Given data =
== == ==
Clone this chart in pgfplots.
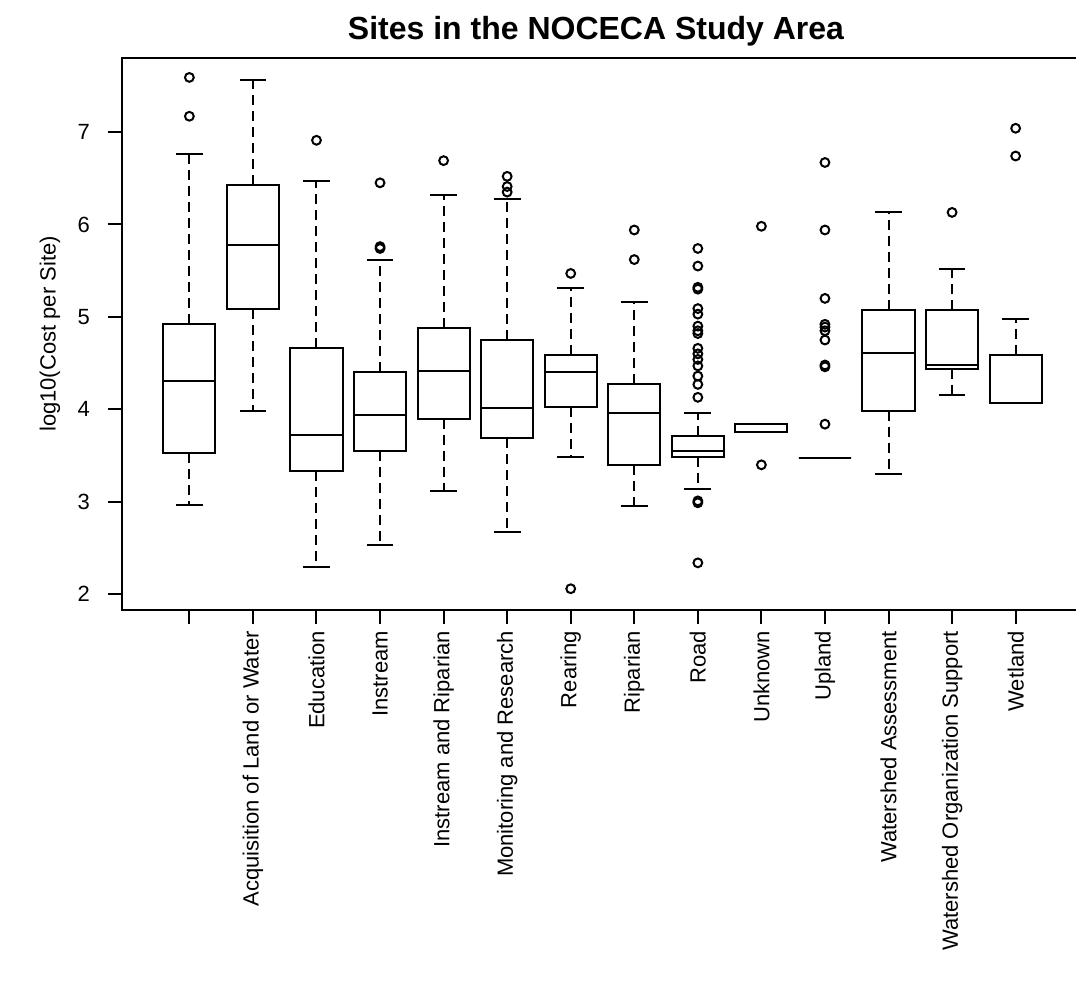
\documentclass[border=0pt]{standalone}
\usepackage{pgfplots}
\pgfplotsset{compat=1.18}
\usepgfplotslibrary{statistics}
\usepackage{fontspec}
\setmainfont{Liberation Sans}
\pgfplotsset{
  rbox/.style={black, line width=1pt, mark=o, mark size=2.2pt, mark options={solid, line width=1pt},
    boxplot/draw direction=y,
    boxplot/every box/.style={draw=black, line width=1pt},
    boxplot/every median/.style={draw=black, line width=1pt},
    boxplot/every whisker/.style={draw=black, line width=1pt}},
  boxplot/draw/lower whisker/.code={%
    \draw[/pgfplots/boxplot/every whisker/.try, dash pattern=on 5pt off 3pt]
      (boxplot box cs:\pgfplotsboxplotvalue{lower quartile},0.5) -- (boxplot box cs:\pgfplotsboxplotvalue{lower whisker},0.5);
    \draw[/pgfplots/boxplot/every whisker/.try]
      (boxplot whisker cs:\pgfplotsboxplotvalue{lower whisker},0) -- (boxplot whisker cs:\pgfplotsboxplotvalue{lower whisker},1);
  },
  boxplot/draw/upper whisker/.code={%
    \draw[/pgfplots/boxplot/every whisker/.try, dash pattern=on 5pt off 3pt]
      (boxplot box cs:\pgfplotsboxplotvalue{upper quartile},0.5) -- (boxplot box cs:\pgfplotsboxplotvalue{upper whisker},0.5);
    \draw[/pgfplots/boxplot/every whisker/.try]
      (boxplot whisker cs:\pgfplotsboxplotvalue{upper whisker},0) -- (boxplot whisker cs:\pgfplotsboxplotvalue{upper whisker},1);
  },
}
\begin{document}
\begin{tikzpicture}
\begin{axis}[
  scale only axis, width=480.5pt, height=276pt,
  xmin=-0.06, xmax=15.06, ymin=1.83, ymax=7.80,
  axis line style={line width=1pt},
  xtick={1,...,14},
  xticklabels={{}, Acquisition of Land or Water, Education, Instream, Instream and Riparian, Monitoring and Research, Rearing, Riparian, Road, Unknown, Upland, Watershed Assessment, Watershed Organization Support, Wetland},
  ytick={2,...,7},
  tick align=outside, tick pos=left,
  major tick length=7pt,
  tick style={line width=1pt, black},
  xticklabel style={rotate=90, anchor=east, font=\fontsize{11}{13}\selectfont},
  yticklabel style={font=\fontsize{11}{13}\selectfont, xshift=-5.5pt},
  /pgf/number format/assume math mode=true,
  ylabel={log10(Cost per Site)},
  every axis y label/.style={at={(axis description cs:-0.0749,0.5)}, rotate=90, anchor=center, font=\fontsize{11}{13}\selectfont},
  title={Sites in the NOCECA Study Area},
  every axis title/.style={at={(axis description cs:0.4932,1)}, yshift=13.5pt, anchor=center, font=\fontsize{16}{19}\selectfont\bfseries},
  boxplot/box extend=0.82, boxplot/whisker extend=0.42,
]
\addplot[rbox, boxplot prepared={draw position=1, lower whisker=2.97, lower quartile=3.53, median=4.31, upper quartile=4.92, upper whisker=6.76}]
  coordinates {(0,7.59) (0,7.17)};
\addplot[rbox, boxplot prepared={draw position=2, lower whisker=3.98, lower quartile=5.09, median=5.78, upper quartile=6.43, upper whisker=7.56}]
  coordinates {};
\addplot[rbox, boxplot prepared={draw position=3, lower whisker=2.30, lower quartile=3.33, median=3.72, upper quartile=4.66, upper whisker=6.47}]
  coordinates {(0,6.91)};
\addplot[rbox, boxplot prepared={draw position=4, lower whisker=2.53, lower quartile=3.55, median=3.94, upper quartile=4.40, upper whisker=5.61}]
  coordinates {(0,6.45) (0,5.74) (0,5.76)};
\addplot[rbox, boxplot prepared={draw position=5, lower whisker=3.12, lower quartile=3.90, median=4.42, upper quartile=4.88, upper whisker=6.32}]
  coordinates {(0,6.69)};
\addplot[rbox, boxplot prepared={draw position=6, lower whisker=2.67, lower quartile=3.69, median=4.01, upper quartile=4.75, upper whisker=6.28}]
  coordinates {(0,6.52) (0,6.41) (0,6.35)};
\addplot[rbox, boxplot prepared={draw position=7, lower whisker=3.49, lower quartile=4.03, median=4.40, upper quartile=4.59, upper whisker=5.31}]
  coordinates {(0,5.47) (0,2.06)};
\addplot[rbox, boxplot prepared={draw position=8, lower whisker=2.95, lower quartile=3.40, median=3.96, upper quartile=4.27, upper whisker=5.16}]
  coordinates {(0,5.94) (0,5.62)};
\addplot[rbox, boxplot prepared={draw position=9, lower whisker=3.14, lower quartile=3.49, median=3.55, upper quartile=3.71, upper whisker=3.96}]
  coordinates {(0,5.74) (0,5.55) (0,5.30) (0,5.32) (0,5.09) (0,5.03) (0,4.90) (0,4.82) (0,4.85) (0,4.66) (0,4.60) (0,4.54) (0,4.47) (0,4.36) (0,4.27) (0,4.13) (0,2.99) (0,3.01) (0,2.34)};
\addplot[rbox, boxplot prepared={draw position=10, lower whisker=3.75, lower quartile=3.75, median=3.76, upper quartile=3.84, upper whisker=3.84}]
  coordinates {(0,5.98) (0,3.40)};
\addplot[rbox, boxplot prepared={draw position=11, lower whisker=3.47, lower quartile=3.47, median=3.47, upper quartile=3.47, upper whisker=3.47}]
  coordinates {(0,6.67) (0,5.94) (0,5.20) (0,4.92) (0,4.89) (0,4.85) (0,4.75) (0,4.46) (0,4.48) (0,3.84)};
\addplot[rbox, boxplot prepared={draw position=12, lower whisker=3.30, lower quartile=3.98, median=4.61, upper quartile=5.07, upper whisker=6.13}]
  coordinates {};
\addplot[rbox, boxplot prepared={draw position=13, lower whisker=4.16, lower quartile=4.44, median=4.48, upper quartile=5.07, upper whisker=5.52}]
  coordinates {(0,6.13)};
\addplot[rbox, boxplot prepared={draw position=14, lower whisker=4.07, lower quartile=4.07, median=4.07, upper quartile=4.59, upper whisker=4.98}]
  coordinates {(0,7.04) (0,6.74)};
\end{axis}
\pgfresetboundingbox
\path[use as bounding box] ([shift={(-61pt,-198.5pt)}]current axis.south west) rectangle ([shift={(477pt,305pt)}]current axis.south west);
\end{tikzpicture}
\end{document}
== == ==
Task to carry out = Using the material above, set down every line exactly, but skip the pictures.

Result for this exercise =
Clone this chart in pgfplots.
\documentclass[border=0pt]{standalone}
\usepackage{pgfplots}
\pgfplotsset{compat=1.18}
\usepgfplotslibrary{statistics}
\usepackage{fontspec}
\setmainfont{Liberation Sans}
\pgfplotsset{
  rbox/.style={black, line width=1pt, mark=o, mark size=2.2pt, mark options={solid, line width=1pt},
    boxplot/draw direction=y,
    boxplot/every box/.style={draw=black, line width=1pt},
    boxplot/every median/.style={draw=black, line width=1pt},
    boxplot/every whisker/.style={draw=black, line width=1pt}},
  boxplot/draw/lower whisker/.code={%
    \draw[/pgfplots/boxplot/every whisker/.try, dash pattern=on 5pt off 3pt]
      (boxplot box cs:\pgfplotsboxplotvalue{lower quartile},0.5) -- (boxplot box cs:\pgfplotsboxplotvalue{lower whisker},0.5);
    \draw[/pgfplots/boxplot/every whisker/.try]
      (boxplot whisker cs:\pgfplotsboxplotvalue{lower whisker},0) -- (boxplot whisker cs:\pgfplotsboxplotvalue{lower whisker},1);
  },
  boxplot/draw/upper whisker/.code={%
    \draw[/pgfplots/boxplot/every whisker/.try, dash pattern=on 5pt off 3pt]
      (boxplot box cs:\pgfplotsboxplotvalue{upper quartile},0.5) -- (boxplot box cs:\pgfplotsboxplotvalue{upper whisker},0.5);
    \draw[/pgfplots/boxplot/every whisker/.try]
      (boxplot whisker cs:\pgfplotsboxplotvalue{upper whisker},0) -- (boxplot whisker cs:\pgfplotsboxplotvalue{upper whisker},1);
  },
}
\begin{document}
\begin{tikzpicture}
\begin{axis}[
  scale only axis, width=480.5pt, height=276pt,
  xmin=-0.06, xmax=15.06, ymin=1.83, ymax=7.80,
  axis line style={line width=1pt},
  xtick={1,...,14},
  xticklabels={{}, Acquisition of Land or Water, Education, Instream, Instream and Riparian, Monitoring and Research, Rearing, Riparian, Road, Unknown, Upland, Watershed Assessment, Watershed Organization Support, Wetland},
  ytick={2,...,7},
  tick align=outside, tick pos=left,
  major tick length=7pt,
  tick style={line width=1pt, black},
  xticklabel style={rotate=90, anchor=east, font=\fontsize{11}{13}\selectfont},
  yticklabel style={font=\fontsize{11}{13}\selectfont, xshift=-5.5pt},
  /pgf/number format/assume math mode=true,
  ylabel={log10(Cost per Site)},
  every axis y label/.style={at={(axis description cs:-0.0749,0.5)}, rotate=90, anchor=center, font=\fontsize{11}{13}\selectfont},
  title={Sites in the NOCECA Study Area},
  every axis title/.style={at={(axis description cs:0.4932,1)}, yshift=13.5pt, anchor=center, font=\fontsize{16}{19}\selectfont\bfseries},
  boxplot/box extend=0.82, boxplot/whisker extend=0.42,
]
\addplot[rbox, boxplot prepared={draw position=1, lower whisker=2.97, lower quartile=3.53, median=4.31, upper quartile=4.92, upper whisker=6.76}]
  coordinates {(0,7.59) (0,7.17)};
\addplot[rbox, boxplot prepared={draw position=2, lower whisker=3.98, lower quartile=5.09, median=5.78, upper quartile=6.43, upper whisker=7.56}]
  coordinates {};
\addplot[rbox, boxplot prepared={draw position=3, lower whisker=2.30, lower quartile=3.33, median=3.72, upper quartile=4.66, upper whisker=6.47}]
  coordinates {(0,6.91)};
\addplot[rbox, boxplot prepared={draw position=4, lower whisker=2.53, lower quartile=3.55, median=3.94, upper quartile=4.40, upper whisker=5.61}]
  coordinates {(0,6.45) (0,5.74) (0,5.76)};
\addplot[rbox, boxplot prepared={draw position=5, lower whisker=3.12, lower quartile=3.90, median=4.42, upper quartile=4.88, upper whisker=6.32}]
  coordinates {(0,6.69)};
\addplot[rbox, boxplot prepared={draw position=6, lower whisker=2.67, lower quartile=3.69, median=4.01, upper quartile=4.75, upper whisker=6.28}]
  coordinates {(0,6.52) (0,6.41) (0,6.35)};
\addplot[rbox, boxplot prepared={draw position=7, lower whisker=3.49, lower quartile=4.03, median=4.40, upper quartile=4.59, upper whisker=5.31}]
  coordinates {(0,5.47) (0,2.06)};
\addplot[rbox, boxplot prepared={draw position=8, lower whisker=2.95, lower quartile=3.40, median=3.96, upper quartile=4.27, upper whisker=5.16}]
  coordinates {(0,5.94) (0,5.62)};
\addplot[rbox, boxplot prepared={draw position=9, lower whisker=3.14, lower quartile=3.49, median=3.55, upper quartile=3.71, upper whisker=3.96}]
  coordinates {(0,5.74) (0,5.55) (0,5.30) (0,5.32) (0,5.09) (0,5.03) (0,4.90) (0,4.82) (0,4.85) (0,4.66) (0,4.60) (0,4.54) (0,4.47) (0,4.36) (0,4.27) (0,4.13) (0,2.99) (0,3.01) (0,2.34)};
\addplot[rbox, boxplot prepared={draw position=10, lower whisker=3.75, lower quartile=3.75, median=3.76, upper quartile=3.84, upper whisker=3.84}]
  coordinates {(0,5.98) (0,3.40)};
\addplot[rbox, boxplot prepared={draw position=11, lower whisker=3.47, lower quartile=3.47, median=3.47, upper quartile=3.47, upper whisker=3.47}]
  coordinates {(0,6.67) (0,5.94) (0,5.20) (0,4.92) (0,4.89) (0,4.85) (0,4.75) (0,4.46) (0,4.48) (0,3.84)};
\addplot[rbox, boxplot prepared={draw position=12, lower whisker=3.30, lower quartile=3.98, median=4.61, upper quartile=5.07, upper whisker=6.13}]
  coordinates {};
\addplot[rbox, boxplot prepared={draw position=13, lower whisker=4.16, lower quartile=4.44, median=4.48, upper quartile=5.07, upper whisker=5.52}]
  coordinates {(0,6.13)};
\addplot[rbox, boxplot prepared={draw position=14, lower whisker=4.07, lower quartile=4.07, median=4.07, upper quartile=4.59, upper whisker=4.98}]
  coordinates {(0,7.04) (0,6.74)};
\end{axis}
\pgfresetboundingbox
\path[use as bounding box] ([shift={(-61pt,-198.5pt)}]current axis.south west) rectangle ([shift={(477pt,305pt)}]current axis.south west);
\end{tikzpicture}
\end{document}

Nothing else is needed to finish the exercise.